Policyholders in New Mexico, Wyoming, Idaho and Arizona also paid out far more than they received in claims payments. In fact, Alaska is the only state with one of the top five highest ratios that is not in the Mountain West.

On the other end of the spectrum, Texas flood insurance policyholders paid $4.5bn in premiums but collected a much larger $16.7bn in claims. Louisiana also made out well, with $4.4bn spent on coverage and $16.7bn received in claims—though Hurricane Katrina helped round out these numbers.

So why are policyholders in Colorado and other parts of the Mountain West stuck with such a seemingly raw deal?
Rocky Mountain Insurance Information Association Executive Director Carole Walker says it’s because many people in the region are required to buy flood insurance through their federal mortgages, but often never need to file a claim.

“I can only speculate, but it likely reflects the fact that there is a relatively low number of policies in force for flood insurance. The incidence of flood hasn’t been that high,” said Walker, whose association represents property casualty insurers in several Rocky Mountain states. “In the Mountain West, it’s typically dry and there hasn’t been a high number of claims. That’s why you might be seeing that low number of claims being paid in relation to premiums being purchased.”

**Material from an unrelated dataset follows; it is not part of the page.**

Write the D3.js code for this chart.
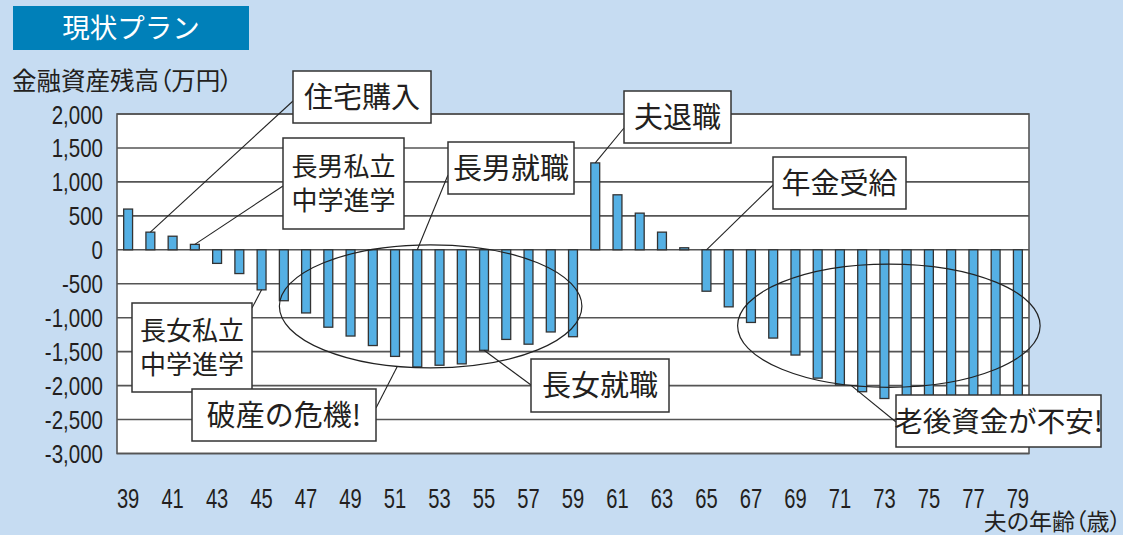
<!DOCTYPE html>
<html>
<head>
<meta charset="utf-8">
<script src="https://cdn.jsdelivr.net/npm/d3@7"></script>
<style>
  body { margin: 0; background: #c6dcf2; }
  .cjk { font-family: "Noto Sans CJK JP", "Noto Sans", sans-serif; font-feature-settings: "palt"; fill: #231f20; }
  .num { font-family: "Liberation Sans", Arial, sans-serif; fill: #231f20; }
</style>
</head>
<body>
<div id="theChart"></div>
<script>
// ages of the husband (x categories)
const ages = [39, 40, 41, 42, 43, 44, 45, 46, 47, 48, 49, 50, 51, 52, 53, 54, 55, 56, 57, 58, 59,
  60, 61, 62, 63, 64, 65, 66, 67, 68, 69, 70, 71, 72, 73, 74, 75, 76, 77, 78, 79]
// financial assets balance (10k yen)
const balance = [600, 260, 200, 80, -200, -350, -590, -750, -930, -1140, -1270, -1410, -1570, -1725, -1700, -1680, -1480, -1320, -1390, -1210, -1280,
  1280, 810, 540, 260, 30, -610, -840, -1070, -1300, -1550, -1890, -1990, -2090, -2190, -2260, -2320, -2380, -2440, -2500, -2560]
const yTicks = [2000, 1500, 1000, 500, 0, -500, -1000, -1500, -2000, -2500, -3000]
const yTickLabels = ["2,000", "1,500", "1,000", "500", "0", "-500", "-1,000", "-1,500", "-2,000", "-2,500", "-3,000"]
const xTicks = [39, 41, 43, 45, 47, 49, 51, 53, 55, 57, 59, 61, 63, 65, 67, 69, 71, 73, 75, 77, 79]

const w = 1123
const h = 535
const plot = { left: 117, right: 1029, top: 114, bottom: 453.5 }

const svg = d3.select("#theChart")
  .append("svg")
  .attr("width", w)
  .attr("height", h)

svg.append("rect").attr("width", w).attr("height", h).attr("fill", "#c6dcf2")

// title tab
svg.append("rect")
  .attr("x", 13).attr("y", 6).attr("width", 236).attr("height", 44)
  .attr("fill", "#0080b9")
svg.append("text")
  .attr("class", "cjk")
  .attr("x", 131).attr("y", 38)
  .attr("text-anchor", "middle")
  .attr("font-size", 27.5)
  .style("fill", "#fff")
  .style("font-feature-settings", "normal")
  .text("現状プラン")

svg.append("text")
  .attr("class", "cjk")
  .attr("x", 12).attr("y", 90)
  .attr("font-size", 24.5)
  .text("金融資産残高（万円）")

svg.append("text")
  .attr("class", "cjk")
  .attr("x", 1121).attr("y", 530)
  .attr("text-anchor", "end")
  .attr("font-size", 23)
  .text("夫の年齢（歳）")

const x = d3.scaleBand()
  .domain(ages)
  .range([plot.left, plot.right])
  .paddingInner(0.6)
  .paddingOuter(0.3)

const y = d3.scaleLinear()
  .domain([-3000, 2000])
  .range([plot.bottom, plot.top])

// continuous age scale for annotations
const xAge = d3.scaleLinear()
  .domain([ages[0], ages[ages.length - 1]])
  .range([x(ages[0]) + x.bandwidth() / 2, x(ages[ages.length - 1]) + x.bandwidth() / 2])

// plot background
svg.append("rect")
  .attr("x", plot.left).attr("y", plot.top)
  .attr("width", plot.right - plot.left).attr("height", plot.bottom - plot.top)
  .attr("fill", "#fff")

// grid
svg.append("g")
  .selectAll("line")
  .data(yTicks)
  .enter()
  .append("line")
  .attr("x1", plot.left).attr("x2", plot.right)
  .attr("y1", d => y(d)).attr("y2", d => y(d))
  .attr("stroke", "#555")
  .attr("stroke-width", 1.6)

svg.append("rect")
  .attr("x", plot.left).attr("y", plot.top)
  .attr("width", plot.right - plot.left).attr("height", plot.bottom - plot.top)
  .attr("fill", "none")
  .attr("stroke", "#555")
  .attr("stroke-width", 1.6)

// y axis labels
const yAxis = d3.axisLeft(y)
  .tickValues(yTicks)
  .tickSize(0)
  .tickPadding(0)
  .tickFormat((d, i) => yTickLabels[i])

const yg = svg.append("g")
  .attr("transform", "translate(103,0)")
  .call(yAxis)
yg.select(".domain").remove()
yg.selectAll("text")
  .attr("class", "num")
  .attr("font-size", 25)
  .attr("dy", "0.36em")
  .attr("transform", "scale(0.82,1)")

// x axis labels
const xAxis = d3.axisBottom(x)
  .tickValues(xTicks)
  .tickSize(0)
  .tickPadding(0)

const xg = svg.append("g")
  .attr("transform", "translate(0,488)")
  .call(xAxis)
xg.select(".domain").remove()
xg.selectAll("text")
  .attr("class", "num")
  .attr("font-size", 28)
  .attr("dy", "0.71em")
  .attr("x", 0)
  .attr("transform", "scale(0.72,1)")

// bars
svg.append("g")
  .selectAll("rect")
  .data(ages)
  .enter()
  .append("rect")
  .attr("x", d => x(d))
  .attr("width", x.bandwidth())
  .attr("y", (d, i) => y(Math.max(0, balance[i])))
  .attr("height", (d, i) => Math.abs(y(balance[i]) - y(0)))
  .attr("fill", "#55b0e4")
  .attr("stroke", "#333")
  .attr("stroke-width", 1.3)

// ellipses around the problem periods (age range, value range)
const ellipses = [
  { a0: 45.8, a1: 59.4, v0: -1740, v1: 74 },
  { a0: 66.4, a1: 80.0, v0: -2025, v1: -211 },
]
const ell = ellipses.map(e => ({
  cx: (xAge(e.a0) + xAge(e.a1)) / 2,
  cy: (y(e.v0) + y(e.v1)) / 2,
  rx: (xAge(e.a1) - xAge(e.a0)) / 2,
  ry: (y(e.v0) - y(e.v1)) / 2,
}))
svg.append("g")
  .selectAll("ellipse")
  .data(ell)
  .enter()
  .append("ellipse")
  .attr("cx", d => d.cx).attr("cy", d => d.cy)
  .attr("rx", d => d.rx).attr("ry", d => d.ry)
  .attr("fill", "none")
  .attr("stroke", "#222")
  .attr("stroke-width", 1.2)

function target(t) {
  if (t.ellipse !== undefined) {
    const e = ell[t.ellipse]
    const px = xAge(t.age)
    const dx = (px - e.cx) / e.rx
    return [px, e.cy + e.ry * Math.sqrt(1 - dx * dx)]
  }
  const i = ages.indexOf(t.age)
  const px = x(t.age) + x.bandwidth() / 2
  return [px, t.base ? y(0) : y(balance[i])]
}

// callouts
const notes = [
  { lines: ["住宅購入"], box: [293, 71, 138, 52], fs: 29, from: [293, 101], to: { age: 40 } },
  { lines: ["長男私立", "中学進学"], box: [283, 138, 121, 91], fs: 26, from: [283, 186], to: { age: 42 } },
  { lines: ["長女私立", "中学進学"], box: [132, 303, 120, 89], fs: 26, from: [252, 308], to: { age: 45 } },
  { lines: ["破産の危機!"], box: [192, 389, 184, 52], fs: 29, from: [376, 408], to: { ellipse: 0, age: 51.1 } },
  { lines: ["長男就職"], box: [448, 142, 126, 52], fs: 29, from: [448, 175], to: { age: 52, base: true } },
  { lines: ["長女就職"], box: [531, 359, 138, 53], fs: 29, from: [531, 385], to: { age: 55 } },
  { lines: ["夫退職"], box: [624, 91, 107, 52], fs: 29, from: [624, 128], to: { age: 60 } },
  { lines: ["年金受給"], box: [773, 157, 133, 52], fs: 29, from: [773, 185], to: { age: 65, base: true } },
  { lines: ["老後資金が不安!"], box: [896, 395, 205, 52], fs: 28.5, from: [896, 422], to: { ellipse: 1, age: 71.5 } },
]

svg.append("g")
  .selectAll("line")
  .data(notes)
  .enter()
  .append("line")
  .attr("x1", d => d.from[0]).attr("y1", d => d.from[1])
  .attr("x2", d => target(d.to)[0]).attr("y2", d => target(d.to)[1])
  .attr("stroke", "#222")
  .attr("stroke-width", 1.1)

const ng = svg.append("g")
  .selectAll("g")
  .data(notes)
  .enter()
  .append("g")

ng.append("rect")
  .attr("x", d => d.box[0]).attr("y", d => d.box[1])
  .attr("width", d => d.box[2]).attr("height", d => d.box[3])
  .attr("fill", "#fff")
  .attr("stroke", "#333")
  .attr("stroke-width", 1.5)

ng.each(function (d) {
  const g = d3.select(this)
  const cx = d.box[0] + d.box[2] / 2
  const cy = d.box[1] + d.box[3] / 2
  const lh = d.fs * 1.33
  d.lines.forEach((s, k) => {
    g.append("text")
      .attr("class", "cjk")
      .attr("x", cx)
      .attr("y", cy + (k - (d.lines.length - 1) / 2) * lh)
      .attr("dy", "0.37em")
      .attr("text-anchor", "middle")
      .attr("font-size", d.fs)
      .style("font-feature-settings", "normal")
      .text(s)
  })
})
</script>
</body>
</html>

Walker also mentioned that most Mountain West homeowners elect to purchase building coverage only, which typically pays out less in claims than other, more comprehensive forms of flood insurance.

The high ratios of premiums to payments in the Rocky Mountains may change in the following months, however—particularly in Colorado where severe flash flooding surprised the region and caused immense damage. No official estimates on claims figures have been released yet, but the flood is known to have destroyed nearly 2,000 homes.

Incidents like this mean flood insurance is always a worthwhile consideration, despite the imbalanced ratios, Walker said.

“How often do you have a 1000-year flood?” she asked.  “You just never know.”

The Wharton Center study examined flood insurance premiums and claims payouts from 1978 to 2008, with figures adjusted for inflation. The research was published in the Journal of Economic Perspectives.